In his speech, Mr. Weinberger says, in part:

“…The Soviet Union is in the early stages of an economic civil war, a conflict that will ultimately have massive political — and possibly even military — implications. Such a prospect confronts America and her allies with familiar, if daunting, choices. Now, as in the early 1980’s, we must decide: Will we do as Mr. Gorbachev demands — namely, “encourage reform” by giving money and technology to the central authorities he leads?

“Or will we, instead, throw our lot to the maximum extent feasible with his opponents who are the democratic leaders in the republics, the reformers and the free marketeers? These are the people who know Gorbachev best, have lived under his rule and are arduously seeking something better.”

The former Secretary of Defense urges that the West today adopt an approach similar to the one taken by President Reagan in 1981 and 1982 as Polish reformers under the leadership of Lech Walesa challenged the central authorities in Warsaw and Moscow.
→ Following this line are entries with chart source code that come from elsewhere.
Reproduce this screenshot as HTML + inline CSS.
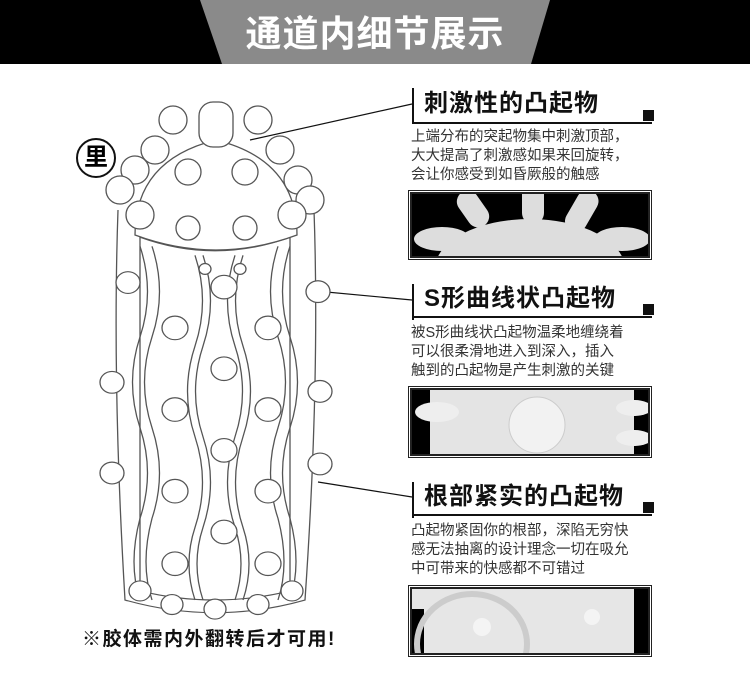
<!DOCTYPE html>
<html><head><meta charset="utf-8">
<style>
body{margin:0;width:750px;height:675px;background:#fff;position:relative;overflow:hidden;font-family:"Liberation Sans","Noto Sans CJK SC",sans-serif}
.hdr{position:absolute;left:0;top:0;width:750px;height:64px;background:#000}
.trap{position:absolute;left:0;top:0}
.title{position:absolute;left:200px;width:350px;top:12px;text-align:center;color:#fff;font-size:36px;font-weight:bold;letter-spacing:1px;line-height:44px}
.h{position:absolute;left:424px;font-size:24px;font-weight:bold;color:#111;line-height:30px;letter-spacing:1px}
.vl{position:absolute;left:412px;width:2px;background:#111}
.hl{position:absolute;left:412px;width:240px;height:2px;background:#111}
.sq{position:absolute;left:643px;width:11px;height:11px;background:#111}
.d{position:absolute;left:411px;font-size:14.5px;color:#333;line-height:19px;white-space:nowrap}
.ph{position:absolute;left:410px;width:236px;border:2px solid #222;outline:1px solid #fff;box-shadow:0 0 0 2px #222;overflow:hidden;background:#000}
.note{position:absolute;left:82px;top:624px;font-size:19px;font-weight:bold;color:#111;letter-spacing:1.5px;white-space:nowrap}
.li{position:absolute;left:76px;top:138px;width:36px;height:36px;border:2px solid #111;border-radius:50%;text-align:center;font-size:24px;font-weight:bold;line-height:36px}
</style></head><body>
<div class="hdr"></div>
<svg class="trap" width="750" height="70"><polygon points="200,0 550,0 531,64 222,64" fill="#8a8a8a"/></svg>
<div class="title">通道内细节展示</div>

<svg style="position:absolute;left:0;top:0" width="750" height="675">
<g stroke="#111" stroke-width="1.2" fill="none">
<line x1="250" y1="140" x2="412" y2="104"/>
<line x1="305" y1="290" x2="412" y2="300"/>
<line x1="318" y1="482" x2="412" y2="497"/>
</g>
<g stroke="#555" stroke-width="1.3" fill="#fff" transform="translate(0,210) scale(1,0.907) translate(0,-210)">
<path d="M118,210 Q112,400 125,640 Q215,668 305,640 Q320,400 314,210"/>
<path d="M140,240 Q215,270 290,240 L290,630 Q215,650 140,630Z" fill="none"/>
<path d="M140,250 Q155,300 140,350 Q125,400 140,450 Q155,500 140,550 Q128,600 140,640" fill="none"/>
<path d="M152,250 Q167,300 152,350 Q137,400 152,450 Q167,500 152,550 Q140,600 152,640" fill="none"/>
<path d="M290,250 Q275,300 290,350 Q305,400 290,450 Q275,500 290,550 Q302,600 290,640" fill="none"/>
<path d="M278,250 Q263,300 278,350 Q293,400 278,450 Q263,500 278,550 Q290,600 278,640" fill="none"/>
<path d="M195,260 Q210,310 195,360 Q180,410 195,460 Q210,510 195,560 Q183,600 195,640" fill="none"/>
<path d="M203,260 Q218,310 203,360 Q188,410 203,460 Q218,510 203,560 Q191,600 203,640" fill="none"/>
<path d="M235,260 Q220,310 235,360 Q250,410 235,460 Q220,510 235,560 Q247,600 235,640" fill="none"/>
<path d="M243,260 Q228,310 243,360 Q258,410 243,460 Q228,510 243,560 Q255,600 243,640" fill="none"/>
<circle cx="224" cy="295" r="13"/><circle cx="224" cy="385" r="13"/><circle cx="224" cy="475" r="13"/><circle cx="224" cy="565" r="13"/>
<circle cx="175" cy="340" r="13"/><circle cx="268" cy="340" r="13"/>
<circle cx="175" cy="430" r="13"/><circle cx="268" cy="430" r="13"/>
<circle cx="175" cy="520" r="13"/><circle cx="268" cy="520" r="13"/>
<circle cx="175" cy="600" r="13"/><circle cx="268" cy="600" r="13"/>
<circle cx="128" cy="290" r="12"/><circle cx="318" cy="300" r="12"/>
<circle cx="112" cy="400" r="12"/><circle cx="320" cy="410" r="12"/>
<circle cx="112" cy="500" r="12"/><circle cx="320" cy="490" r="12"/>
<circle cx="140" cy="630" r="11"/><circle cx="172" cy="645" r="11"/><circle cx="215" cy="650" r="11"/><circle cx="258" cy="645" r="11"/><circle cx="292" cy="630" r="11"/>
<circle cx="205" cy="275" r="6"/><circle cx="240" cy="275" r="6"/>
</g>
<g stroke="#555" stroke-width="1.3" fill="#fff">
<path d="M135,235 Q135,160 216,140 Q297,160 297,235 Q216,265 135,235Z"/>
<rect x="199" y="102" width="34" height="45" rx="14"/>
<circle cx="188" cy="172" r="13"/><circle cx="245" cy="172" r="13"/>
<circle cx="188" cy="228" r="12"/><circle cx="245" cy="228" r="12"/>
<circle cx="173" cy="120" r="14"/><circle cx="258" cy="120" r="14"/>
<circle cx="155" cy="150" r="14"/><circle cx="280" cy="150" r="14"/>
<circle cx="135" cy="170" r="14"/><circle cx="298" cy="180" r="14"/>
<circle cx="120" cy="190" r="14"/><circle cx="310" cy="200" r="14"/>
<circle cx="140" cy="215" r="14"/><circle cx="292" cy="215" r="14"/>
</g>
</svg>
<div class="li">里</div>

<div class="vl" style="top:88px;height:36px"></div>
<div class="h" style="top:89px">刺激性的凸起物</div>
<div class="hl" style="top:122px"></div>
<div class="sq" style="top:110px"></div>
<div class="d" style="top:128px">上端分布的突起物集中刺激顶部，<br>大大提高了刺激感如果来回旋转，<br>会让你感受到如昏厥般的触感</div>
<div class="ph" style="top:192px;height:62px">
<svg width="236" height="62"><g fill="#ddd"><ellipse cx="118" cy="75" rx="95" ry="50"/><rect x="50" y="-5" width="22" height="40" rx="11" transform="rotate(-35 61 15)"/><rect x="110" y="-10" width="22" height="40" rx="11"/><rect x="160" y="-5" width="22" height="45" rx="11" transform="rotate(30 171 15)"/><ellipse cx="30" cy="45" rx="28" ry="12"/><ellipse cx="210" cy="45" rx="28" ry="12"/></g></svg></div>

<div class="vl" style="top:284px;height:36px"></div>
<div class="h" style="top:284px">S形曲线状凸起物</div>
<div class="hl" style="top:316px"></div>
<div class="sq" style="top:304px"></div>
<div class="d" style="top:324px">被S形曲线状凸起物温柔地缠绕着<br>可以很柔滑地进入到深入，插入<br>触到的凸起物是产生刺激的关键</div>
<div class="ph" style="top:388px;height:64px;background:#e4e4e4">
<svg width="236" height="64"><rect x="0" y="0" width="18" height="64" fill="#000"/><rect x="222" y="0" width="14" height="64" fill="#000"/><ellipse cx="25" cy="22" rx="22" ry="10" fill="#eee"/><ellipse cx="222" cy="18" rx="18" ry="8" fill="#eee"/><ellipse cx="222" cy="48" rx="18" ry="8" fill="#eee"/><ellipse cx="125" cy="35" rx="28" ry="28" fill="#f2f2f2" stroke="#ccc"/></svg></div>

<div class="vl" style="top:482px;height:36px"></div>
<div class="h" style="top:482px">根部紧实的凸起物</div>
<div class="hl" style="top:514px"></div>
<div class="sq" style="top:502px"></div>
<div class="d" style="top:522px">凸起物紧固你的根部，深陷无穷快<br>感无法抽离的设计理念一切在吸允<br>中可带来的快感都不可错过</div>
<div class="ph" style="top:587px;height:64px;background:#e6e6e6">
<svg width="236" height="64"><rect x="0" y="20" width="12" height="44" fill="#000"/><rect x="222" y="0" width="14" height="64" fill="#000"/><ellipse cx="60" cy="55" rx="55" ry="50" fill="none" stroke="#ccc" stroke-width="6"/><circle cx="70" cy="38" r="9" fill="#f4f4f4"/><circle cx="180" cy="28" r="8" fill="#f4f4f4"/></svg></div>

<div class="note">※胶体需内外翻转后才可用!</div>
</body></html>
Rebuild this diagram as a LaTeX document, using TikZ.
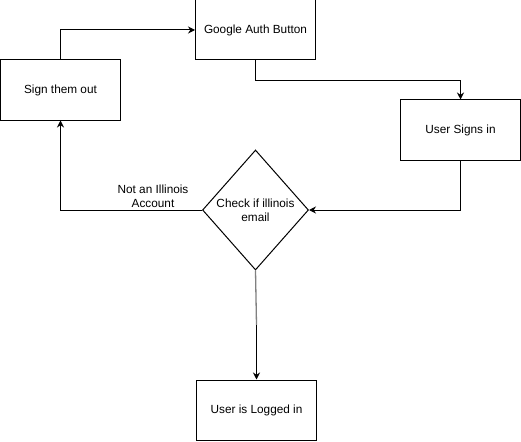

He recommends a four-point program that would, if adopted, put the United States and its allies squarely on the side of the democratic forces inside the Soviet Union and Central Europe and greatly increase the chances that such forces will succeed in effecting the necessary, systemic transformations.

Specifically, Secretary Weinberger calls for:

  • Preparation of independent trade and credit agreements between the individual reformist republics of the Soviet Union and the United States and facilitation of their entry into major international economic and financial organizations;
  • Immediate creation of a Contingency Energy Fund to assist the emerging democracies of Central Europe during a critical phase in their transitions to democracy and free market systems caused by the dual crises of increasing world oil prices and significantly reduced deliveries of oil and natural gas from the USSR;
  • Agreement by the European Community in the GATT trade talks to radical reductions in agricultural subsidies that currently inhibit Central European nations from being able to use agricultural exports as a means of jump-starting their fragile economies; and
  • A new diplomatic strategy, aimed at establishing and strengthening the United States’ political relations with the emerging democratic forces in the USSR — even if doing so entails less cordial ties with Moscow center.